Office value (Asset) £100,000 = Loan of £75,000 (Liability) + Deposit of £25,000 (Owner’s Equity)
This is a very simplified example, but property purchases are something we can all understand.


Balance sheet ipad

What are Assets?

An asset is anything of value that your business controls. It doesn’t matter who owns it, if it’s in the possession of the company, it will be found under the assets section.

For example, you might have bought office space with a commercial mortgage. The value of the office is an asset, despite the fact that the bank really holds the keys! Cash, office equipment (computers, chairs, etc) and inventory are all considered assets.

One really important asset is accounts receivable, (the money your customers owe you). This figure shouldn’t get too large, don’t let yourself get into a position where your AR is larger than the cash in the bank.

Monitoring “Debtor days” to ensure you’re getting paid on time can help bring the AR figure down. Make sure you are sending reminder emails from your accounts package or use one of the great chasing add-ons out there such as Chaser.

What are Liabilities?

Liabilities are the debts your business owes. Some will be short-term, like your Accounts Payable (the money you owe to suppliers).

Again don’t be in the situation, where your Accounts Payable starts to creep into an worrying level. You need to be able to service your debts. If you can’t you, enter into an insolvent state.

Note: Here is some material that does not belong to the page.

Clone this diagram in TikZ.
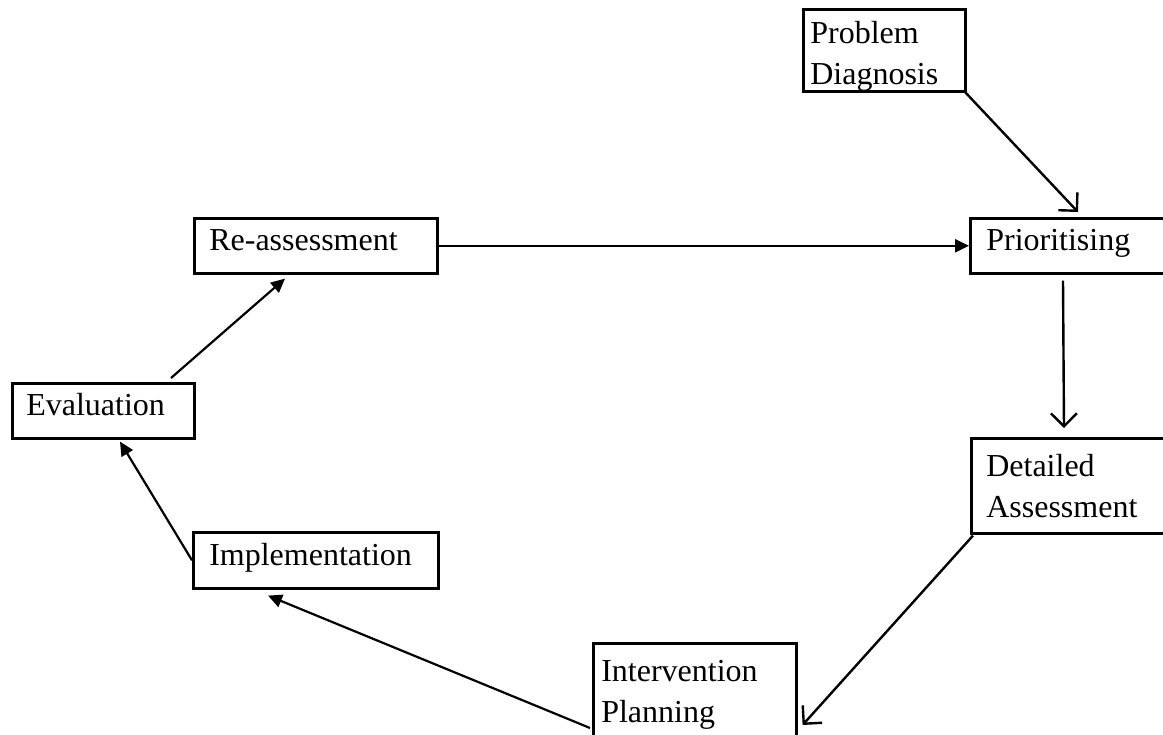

Longer term liabilities will be commercial loans and mortgages for instance. Have you got the best interest rate and terms that are available? Keeping on top of these details, will result in more assets for the business – free cash.

What is Equity?

Equity is the part of a small business that the owner or owners actually own.

As illustrated above, think of equity this way: Lots of people who say they own their homes really own just a piece of their homes, and banks or mortgage companies own the rest. The same is true for business owners and their businesses.

Owner’s equity comes from two basic sources:

  1. Money coming from outside investors (Investment Capital) and
  2. Money generated from profits that are kept inside the company (Accumulated Retained Earnings)

Investment Capital:

  • Cash invested by shareholders, or you
  • For larger companies, the public may own the company and invest their cash (IPOs)

Accumulated Retained Earnings:

  • When your business generates profit, you have to decide what to do with it. You may decide to give some of it back to the owners and investors in the form of dividends. Or
  • You might leave these profits in the business so that you can grow it, and, as a result, create more equity for everyone who has a stake in your company. Accumulated retained earnings represent all the profits you’ve poured back into your business.

There’s plenty more to a balance sheet, but shareholder’s distributions and accumulated depreciation we can save for another day. We hope that de-mystifies it a little!